Our goal is to reconstruct batteries and super-capacitors in a fundamental manner.  Thus, we introduced a third electrode, called the gate electrode, between the cathode and the anode of a battery.  In the simulations, we used a simple wet-cell battery with Zn electrode as the anode and Pt electrode as the cathode.  In the experiments we used 5% acetic acid as an electrolyte.  The gate electrode was constructed as a permeable capacitor: two thin Au/Pd films were deposited on each side of a 10-micron Teflon filter.  Thus, the gate electrode was conductive and permeable to the passing ions.  Simulations indicated that by regulating the voltage on the capacitive-like gate electrode, we were able to control the electrolyte potential near it.  Thereby, the flow of ions through this membrane was also regulated.
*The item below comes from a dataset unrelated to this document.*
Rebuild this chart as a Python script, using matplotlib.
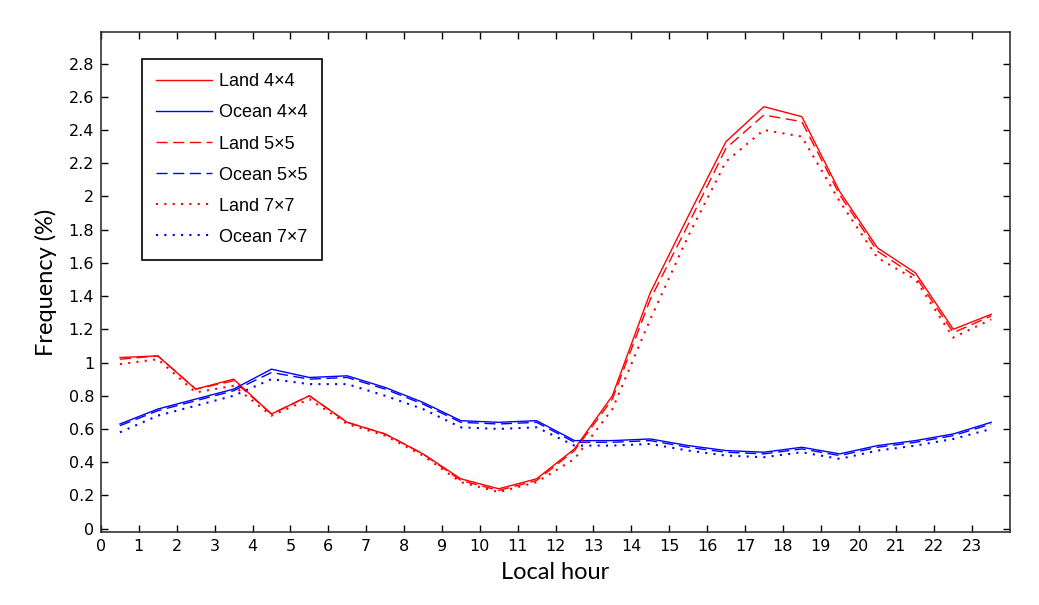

Subsequently, the electronic current in the external circuit, was linearly controlled. 

In principle, the gate electrode could be constructed in several ways.  Here, we considered capacitor-like gate electrodes.  One plate of the capacitor was grounded and an external potential bias was applied to the other plate.  Simulations (see figure) indicated that when the bias potential increased, the cell's current substantially decreased.  In the experiments, we grounded the cathode to prevent the biasing potential from floating.  A reference electrode was attached to the un-grounded plate and we ascertained that the potential on the capacitor with respect to the reference electrode depended linearly on the bias.  Experiments validated the simulations: we demonstrated that by applying a voltage bias to the capacitor-like gate electrode, we could linearly controlled the external circuit current, Icell.  This is the first step towards controlling the current produced by a battery and in essence, the first step towards constructing self-powered ion transistors.